Photo credit: Andy Freeberg
Celebrated poet and publisher Lawrence Ferlinghetti adorns the cover of the March/April 2007 issue of Poets & Writers magazine. Interviewed by Julia Older, he discusses the politics of Pound, the value of workshops, and who really makes up mainstream culture. An excerpt: Ferlinghetti is the author of more than thirty books. One of his first, the international best-seller A Coney Island of the Mind, has been translated into nine languages. His other poetry collections include These Are My Rivers: New and Selected Poems, 1955–1993 (1993), A Far Rockaway of the Heart (1997), How to Paint Sunlight (2001), and the book-length poem Americus, Book I (2004), all released by New Directions. He has also published novels, experimental plays, collections of drawings, and translations.
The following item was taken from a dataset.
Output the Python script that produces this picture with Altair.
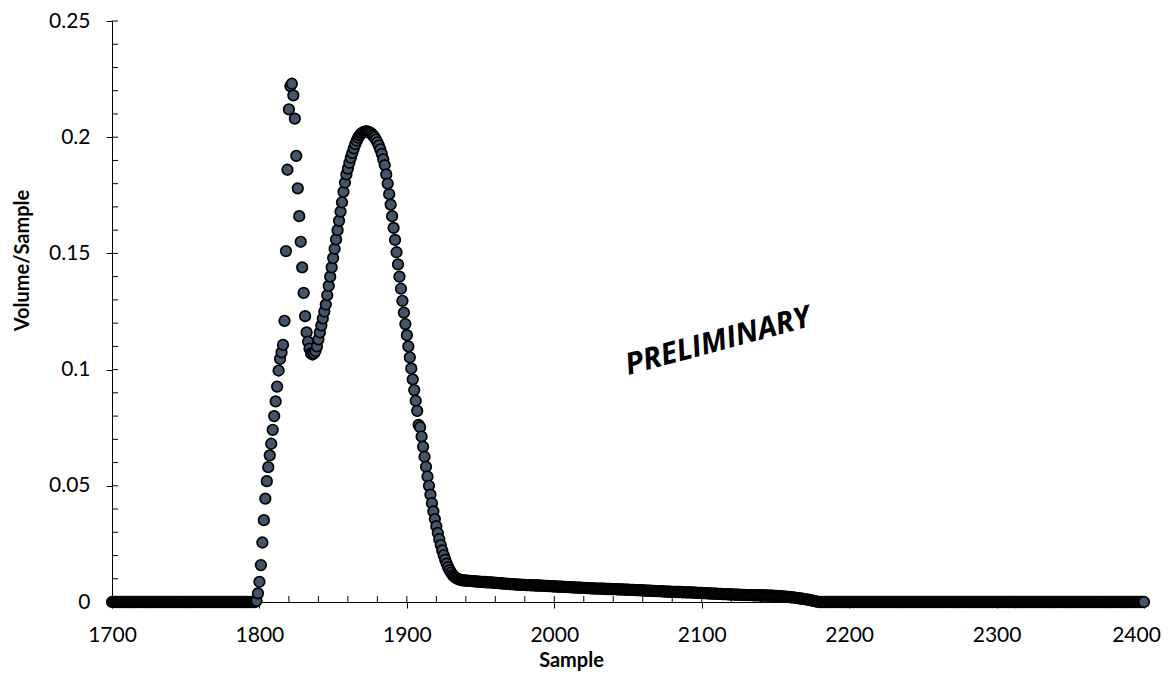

Last year I went to hear Ferlinghetti read at an event sponsored by the New England Poetry Club in Cambridge, Massachusetts. The funky old Harvard auditorium was crammed with gray-haired flower children, Vietnam vets, and high school and college students. By the time club president Diana Der-Hovanessian introduced him, scores of people had been turned away at the door. When the tall, white-bearded poet, wearing a bright blue shirt, leaned over the podium, fans exploded into applause, shouted favorite poetry titles, and cheered as he began to read.
Mary Gannon’s editor’s note offers more insight. Ferlinghetti comes to the 92nd Street Y on April 16, probably making the same rock star entrance.